Topic: Professions & Institutions

The NAACP vs. the IRS
(11/9/2004)

One would think that after being allowed to break the law with impunity for many years due to lax and cowardly enforcement, the news that it's finally time to toe the line like everybody else would be greeted with a sigh, and maybe a "Well, it was nice while it lasted!" But the NAACP apparently doesn't think that way. It prefers to make a completely disingenuous accusation of sinister "political motivations" now that the Internal Revenue Service has finally decided to wake up and do its job. That's too bad, and it's also pretty disgraceful, because the organization doesn't have a leg to stand on. The pretense that the venerable civil rights organization has not repeatedly violated the extremely clear laws prohibiting non-profit tax-exempt organizations from engaging in partisan political activity goes far beyond posturing to outright lying.

In October, the IRS began investigating alleged tax code violations by about 60 non-profits whose activities during the election season may have crossed the line. By law, the agency cannot reveal which groups it is looking at, so the NAACP decided to announce its involvement, making it look as if it were the only target. This tactic was, in fact, part of the very partisan conduct it is being investigated for, and was immediately used by NAACP leaders Julian Bond and Kwami Mfume to justify exactly the kind of political attacks the law prohibits non-profits from making.

The immediate accusation from the group was that the timing of the investigation was "suspicious." This was another dishonest statement, and one requiring more than a little brass. The IRS was investigating illegal election activity during an election; sounds reasonable, don't you think? The suspicious timing was all on the part of the NAACP, which made the voluntary revelation that it was being investigated as close to the election as possible, presumably to maximize its value as a political issue to anger its membership against the President.

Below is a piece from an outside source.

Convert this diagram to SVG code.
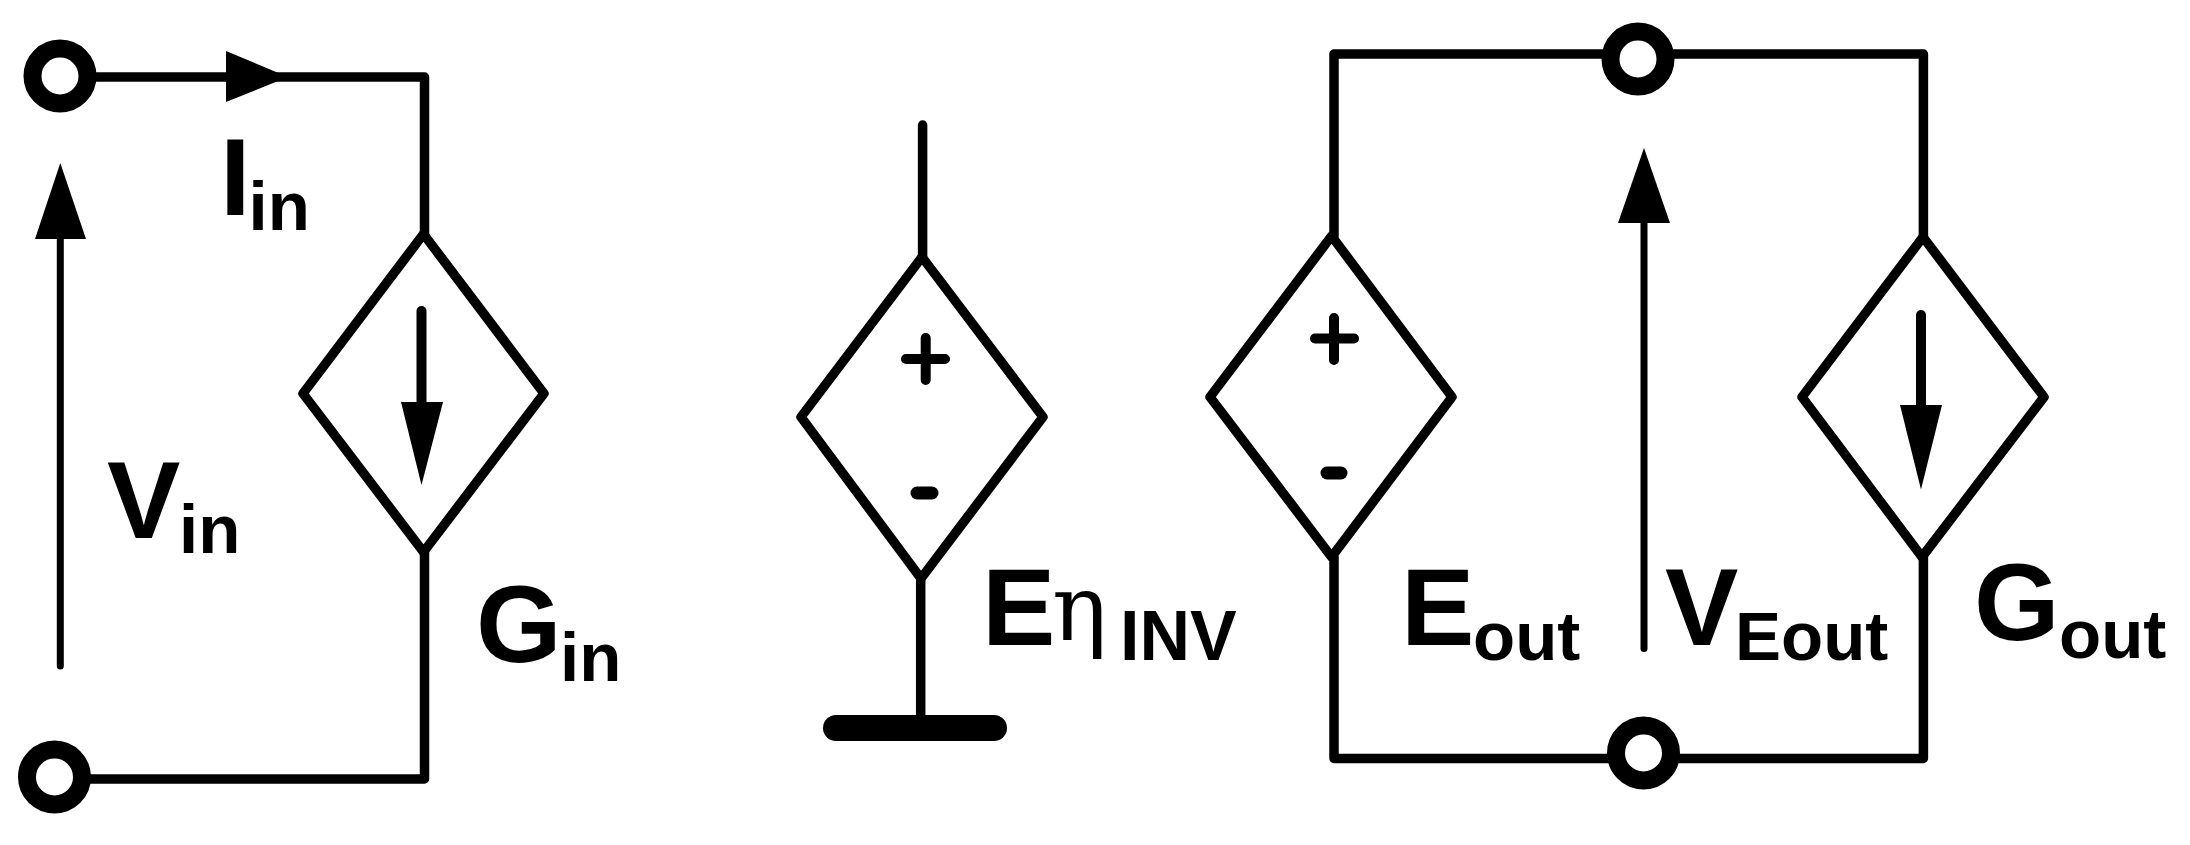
<svg xmlns="http://www.w3.org/2000/svg" width="2190" height="845" viewBox="0 0 2190 845">
<style>
.w{fill:none;stroke:#000;stroke-width:9.5;stroke-linecap:round;stroke-linejoin:round}
.t{fill:none;stroke:#000;stroke-width:7;stroke-linecap:round}
.d{fill:#fff;stroke:#000;stroke-width:9.5;stroke-linejoin:round}
.c{fill:#fff;stroke:#000;stroke-width:18}
.h{fill:#000;stroke:none}
.s{fill:none;stroke:#000;stroke-width:10;stroke-linecap:round}
.m{fill:none;stroke:#000;stroke-width:13;stroke-linecap:round}
text{font-family:"Liberation Sans",Arial,sans-serif;font-weight:700;fill:#000}
.b{font-size:110px}
.u{font-size:69px}
.g{font-family:"DejaVu Serif","Liberation Serif",serif;font-size:92px;font-weight:400}
</style>
<rect width="2190" height="845" fill="#fff"/>
<g id="connectors">
<path class="w" d="M60 77H424.500V234"/>
<path class="w" d="M424.500 552V779H54"/>
<path class="h" d="M226 51L288 77L226 102Z"/>
<path class="t" d="M60.300 666V235"/>
<path class="h" d="M35 239H86L60.300 163Z"/>
<path class="w" d="M922.600 125V257"/>
<path class="w" d="M920.700 578V722"/>
<path class="w" d="M1638 54H1334V236M1334 557V758.500H1643M1638 54H1923.400V237M1923.400 557V758.500H1643"/>
<path class="t" d="M1644 648.500V220"/>
<path class="h" d="M1618 223H1670L1644 148Z"/>
</g>
<g id="terminal-in-top"><circle class="c" cx="60" cy="76" r="27.500"/></g>
<g id="terminal-in-bottom"><circle class="c" cx="54.500" cy="777" r="27.500"/></g>
<g id="terminal-out-top"><circle class="c" cx="1638" cy="59" r="27.500"/></g>
<g id="terminal-out-bottom"><circle class="c" cx="1643.500" cy="753" r="27.500"/></g>
<g id="source-gin">
<path class="d" d="M423.500 234L544 393.500L423.500 552L303 393.500Z"/>
<path class="s" d="M421.500 311V410"/>
<path class="h" d="M401 402H443L421.500 485Z"/>
<text class="b" x="476" y="662">G</text><text class="u" x="560" y="681">in</text>
</g>
<g id="label-iin"><text class="b" x="220" y="214.500">I</text><text class="u" x="248.500" y="230">in</text></g>
<g id="label-vin"><text class="b" x="107" y="537.500">V</text><text class="u" x="179" y="552.500">in</text></g>
<g id="source-eeta">
<path class="d" d="M922 257L1043 417L921 578.500L801 417Z"/>
<path class="s" d="M906 359H945M925.700 338V380"/>
<path class="m" d="M917 493H932"/>
<path class="w" style="stroke-width:26" d="M836 728H994"/>
<text class="b" x="982" y="645">E</text><text class="g" x="1052" y="640">η</text><text class="u" style="font-size:70px" x="1120" y="659.500">INV</text>
</g>
<g id="source-eout">
<path class="d" d="M1331.600 236L1452 397L1331.600 557L1210 397Z"/>
<path class="s" d="M1315 338.500H1354M1334 318V360"/>
<path class="m" d="M1327 473H1341"/>
<text class="b" x="1401" y="645">E</text><text class="u" x="1473" y="660">out</text>
</g>
<g id="label-veout"><text class="b" x="1665" y="645">V</text><text class="u" x="1735" y="660">Eout</text></g>
<g id="source-gout">
<path class="d" d="M1923 237L2044 397L1922 557L1802 397Z"/>
<path class="s" d="M1921 315V415"/>
<path class="h" d="M1900 405H1942L1921 489.500Z"/>
<text class="b" x="1974" y="640">G</text><text class="u" x="2059" y="657.500">out</text>
</g>
</svg>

The NAACP is one of many (certainly more than 60) non-profit organizations that have habitually ignored the legal limitations on their political activity. 501C(3) organizations, or charitable non-profits, must confine their activities to educational and charitable activities. They cannot campaign for candidates or legislation, implicitly or directly. According to the tax laws, an organization is not regarded as operated exclusively for charitable purposes "if more than an insubstantial part of its activities is not in furtherance of an exempt purpose." If a tax-exempt educational organization engages in education as only an incidental part of its overall mission, it is operating in violation of the law.

Pop quiz: can you identify the non-profit described below? Here's what it tells the IRS that it does:

"Served as fiscal sponsor for 48 not-for-profit community efforts; providing accounting, human resource administration, gift-receipting, expense payments and other services. These community efforts include philanthropic collaborations between foundations, community efforts responding to crises and urgent calls to action, projects of limited duration, and new incubating organizations. Examples of achievements include assistance to homeless youth, making classical music reviews available free to the public, the strengthening of public schools, and assisting low income frail seniors and other disabled persons with transportation for medical needs."  

Source: IRS Form 990, p.2. http://63.136.234.78/2000/943/255/2000-943255070-1-9.pdf [Information courtesy of Public Interest Watch]

That organization, believe it or not, is Move-On.org, the vehemently anti-Bush group that has been sponsoring anti-Bush rallies and running attack ads during the campaign. The NAACP is hardly less disingenuous. In the last election, the organization sponsored an inflammatory TV ad implying that candidate Bush was complicit in the dragging death of James Byrd because he opposed hate-crime laws. Its status as an active ally of the Democratic Party and its candidates is not a matter of serious dispute. The NAACP has been, in reality, a scofflaw, convinced that political cowardice would forever keep the IRS from making it play by the rules.

And the NAACP is not alone, not by a long-shot There are many conservative organizations that play the same game, such as Gary Bauer's group, American Values. All of them need to be sanctioned by the IRS. Perhaps when the darlings of the right lose their tax exempt status, it will stifle the angry claims of political persecution by the blatant violators on the left, like Greenpeace, Move-On, and the NAACP.

With its announcement of the IRS inquiry, the NAACP revealed that it is starting a PAC. That, of course, was what it should have done a long time ago. A separate political action group is the legal way to be a political player. But let's make no mistake about the bad actors in the IRS crackdown: it is the non-profits like the NAACP who have been misusing tax-exempt funds, conduct that is illegal, unethical, and wrong. The only thing the IRS has done wrong is to let them get away with it for so long.